HIDRELLEZ

6 MAYIS HIDRELLEZ

6 Mayıs Hıdrellez’dir. İnancımıza göre bugün Hızır ve İlyas gökyüzünde buluşup insanlara nasip dağıtırmış. En büyük nasip de eş. Ama dilek tutuyorsunuz, ev isteyene ev, sağlık isteyene sağlık, evlat isteyene evlat, nasip isteyene nasip… Ne istersen yani…

Bugün herkes istediğini yapacak… Kırlara çıkıp eşiyle dostuyla, çoluğu çocuğuyla keyfince bir gün geçirecek. Dilek de dileyecek tabii. Fal bile bakacak. İster papatya falı, ister kağıt falı, isterse bakla falı…

Bizde resmi tatiller yıllar boyu devlet bayramları sayıldı. Halkın bayramları ve özel günler tatil yapılmadı. Hatta halk bayramları cıs bile sayıldı. Ne Nevruz kutlandı, ne Hıdrellez. Çoğu özel günler Kapitalizmin ve ticaretin dayatmasıyla kutlanmaya başlandı: Sevgililer Günü, Kadınlar Günü, Anneler Günü, Babalar Günü, Öğretmenler Günü…

Ben düne kadar sadece resmi bayramların kutlanmasını bir çeşit devletin kutsanması olarak anlıyorum.

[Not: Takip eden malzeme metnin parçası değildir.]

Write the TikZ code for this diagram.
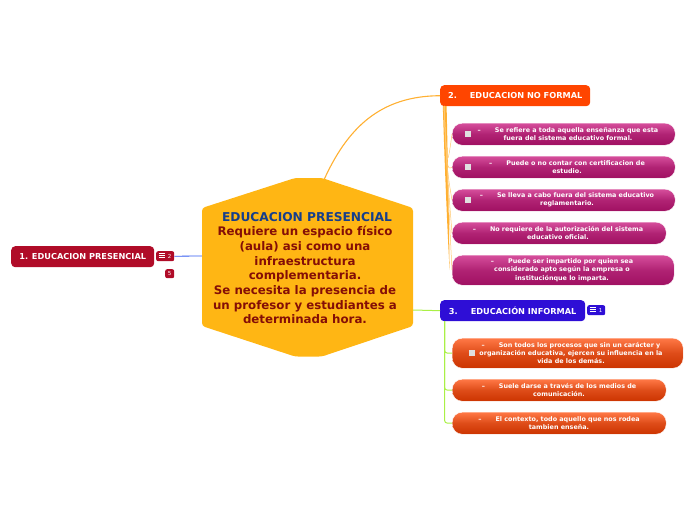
\documentclass[tikz,border=0pt]{standalone}
\usepackage{fontspec}
\setmainfont{DejaVu Sans}
\usetikzlibrary{positioning,calc}
\definecolor{hexfill}{RGB}{255,182,20}
\definecolor{hexhead}{RGB}{22,62,140}
\definecolor{hextext}{RGB}{132,14,6}
\definecolor{redtopic}{RGB}{176,12,40}
\definecolor{orangetopic}{RGB}{255,69,0}
\definecolor{bluetopic}{RGB}{46,14,214}
\definecolor{pinktop}{RGB}{214,78,156}
\definecolor{pinkbot}{RGB}{160,16,98}
\definecolor{firetop}{RGB}{255,120,70}
\definecolor{firebot}{RGB}{204,52,0}
\definecolor{limeline}{RGB}{170,240,70}
\definecolor{amberline}{RGB}{255,176,50}
\definecolor{blueline}{RGB}{50,90,240}
\tikzset{
  topic/.style={anchor=north west,rounded corners=4pt,inner sep=0pt,text=white,font=\bfseries\fontsize{8.2}{9}\selectfont},
  leaf/.style={anchor=north west,rounded corners=10pt,inner sep=0pt,draw=white,line width=0.4pt},
  pinkleaf/.style={leaf,top color=pinktop,bottom color=pinkbot,middle color=pinkbot!70!pinktop},
  fireleaf/.style={leaf,top color=firetop,bottom color=firebot,middle color=firebot!65!firetop},
  leaftext/.style={align=center,inner sep=0pt,text=white,font=\bfseries\fontsize{6.4}{8.3}\selectfont},
  chip/.style={anchor=north west,rounded corners=2pt,inner sep=0pt,text=white,font=\fontsize{5.5}{6}\selectfont},
  tick/.style={fill=black!12,minimum size=6pt,inner sep=0pt},
  branch/.style={line width=1pt,rounded corners=3pt}
}
% three rows of a list mark, drawn at the given point
\newcommand{\listmark}[1]{
\foreach \yy in {-2,0,2}{
\draw[white,line width=0.6pt] ($(#1)+(0,\yy)$)--++(0.8,0);
\draw[white,line width=0.6pt] ($(#1)+(1.8,\yy)$)--++(4.2,0);}}
\begin{document}
\begin{tikzpicture}[x=1pt,y=-1pt]
\useasboundingbox (0,0) rectangle (696,520);
% Named ends of the connectors
\coordinate (hexleft) at (202,256);
\coordinate (hexright) at (413,310);
\coordinate (hextop) at (323,182);
\coordinate (nofroot) at (444,106);
\coordinate (nofbend) at (447,170);
\coordinate (infroot) at (444.5,321);
% Topics
\node[topic,fill=redtopic,minimum width=143pt,minimum height=21pt] (edupres) at (11,246) {1. EDUCACION PRESENCIAL};
\node[topic,fill=orangetopic,minimum width=150pt,minimum height=21pt] (edunof) at (440,85) {2.\hspace{13pt}EDUCACION NO FORMAL};
\node[topic,fill=bluetopic,minimum width=145pt,minimum height=21pt] (eduinf) at (440,300) {3.\hspace{13pt}EDUCACIÓN INFORMAL};
% Chips
\node[chip,fill=redtopic,minimum width=18pt,minimum height=10pt] (chipa) at (156,251) {\hspace*{9pt}2};
\node[chip,fill=redtopic,minimum width=9pt,minimum height=9pt] (chipb) at (165,269) {5};
\node[chip,fill=bluetopic,minimum width=18pt,minimum height=10pt] (chipc) at (587,305) {\hspace*{9pt}1};
\listmark{158.5,255.5}
\listmark{589.5,309.5}
% Connectors
\draw[amberline,line width=1.1pt] (hextop) .. controls (347,128) and (380,96) .. (edunof.west);
\draw[blueline,line width=0.8pt] (chipa.east)--(hexleft);
\draw[limeline,line width=1pt] (hexright)--(eduinf.west);
\fill[amberline] (442.8,106) .. controls (444.5,160) and (446.8,220) .. (449.6,270) .. controls (449,220) and (447.8,160) .. (446.6,106) -- cycle;
% Leaves of topic 2
\node[pinkleaf,minimum width=223pt,minimum height=22pt] (leafa) at (452,123) {};
\node[pinkleaf,minimum width=223pt,minimum height=22pt] (leafb) at (452,156) {};
\node[pinkleaf,minimum width=223pt,minimum height=22pt] (leafc) at (452,189) {};
\node[pinkleaf,minimum width=214pt,minimum height=22pt] (leafd) at (452,222) {};
\node[pinkleaf,minimum width=222pt,minimum height=30pt] (leafe) at (452,255) {};
% Leaves of topic 3
\node[fireleaf,minimum width=231pt,minimum height=30pt] (leaff) at (452,338) {};
\node[fireleaf,minimum width=214pt,minimum height=22pt] (leafg) at (452,379) {};
\node[fireleaf,minimum width=214pt,minimum height=22pt] (leafh) at (452,412) {};
% Branches to the leaves
\foreach \lf in {leafa,leafb,leafc,leafd,leafe}{
\draw[amberline!70!white,line width=0.5pt] (nofroot) .. controls (nofbend) .. (\lf.west);}
\foreach \lf in {leaff,leafg,leafh}{
\draw[limeline,branch] (infroot)|-(\lf.west);}
% Centre
\fill[hexfill,rounded corners=3pt] (202,208)--(295,178)--(322,178)--(413,208)--(413,326)--(322,356.5)--(295,356.5)--(202,326)--cycle;
\node[align=center,inner sep=0pt,font=\bfseries\fontsize{11.8}{14.7}\selectfont,text=hextext] (hextxt) at (305,268) {%
\hspace*{4pt}\textcolor{hexhead}{\fontsize{12.2}{14.7}\selectfont EDUCACION PRESENCIAL}\\Requiere un espacio físico\\(aula) asi como una\\infraestructura\\complementaria.\\Se necesita la presencia de\\un profesor y estudiantes a\\determinada hora.};
% Leaf texts
\node[leaftext] (txta) at (568,134) {–\hspace{14pt}Se refiere a toda aquella enseñanza que esta\\fuera del sistema educativo formal.};
\node[leaftext] (txtb) at (567,167) {–\hspace{14pt}Puede o no contar con certificacion de\\estudio.};
\node[leaftext] (txtc) at (567,200) {–\hspace{14pt}Se lleva a cabo fuera del sistema educativo\\reglamentario.};
\node[leaftext] (txtd) at (558,233) {–\hspace{14pt}No requiere de la autorización del sistema\\educativo oficial.};
\node[leaftext] (txte) at (562,270) {–\hspace{14pt}Puede ser impartido por quien sea\\considerado apto según la empresa o\\instituciónque lo imparta.};
\node[leaftext] (txtf) at (571,353) {–\hspace{14pt}Son todos los procesos que sin un carácter y\\organización educativa, ejercen su influencia en la\\vida de los demás.};
\node[leaftext] (txtg) at (559,390) {–\hspace{14pt}Suele darse a través de los medios de\\comunicación.};
\node[leaftext] (txth) at (559,423) {–\hspace{14pt}El contexto, todo aquello que nos rodea\\tambien enseña.};
% Check marks
\node[tick] (ticka) at (467.5,133.5) {};
\node[tick] (tickb) at (467.5,166.5) {};
\node[tick] (tickc) at (467.5,199.5) {};
\node[tick] (tickf) at (471.5,353) {};
\end{tikzpicture}
\end{document}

Ne zaman devlet halkın inandığı günleri bayram olarak kabul edip kutlanmasını serbest bıraktıysa vatandaşını da o zaman ciddiye almayaya başladı bence. Bu değişim bir çeşit vatandaşı devletin önüne almaktır. Eskiden her şey devlet içindi, şimdi yavaş yavaş vatandaş devletin önüne geçmiştir.

Bu iyi midir kötü mü?

Devletin zafiyet geçirmesinin sıkıntılarını hem geçmişte hem de yabancı diyarlardan gelen haberlerde görüyoruz. Ama devlet yıkılır endişesiyle insanların ağzına kilit vurmak, yargılamadan katletmek, hapse atmak gibi zalimce yapılan uygulamalar da vatandaşın canını çok yakmıştır.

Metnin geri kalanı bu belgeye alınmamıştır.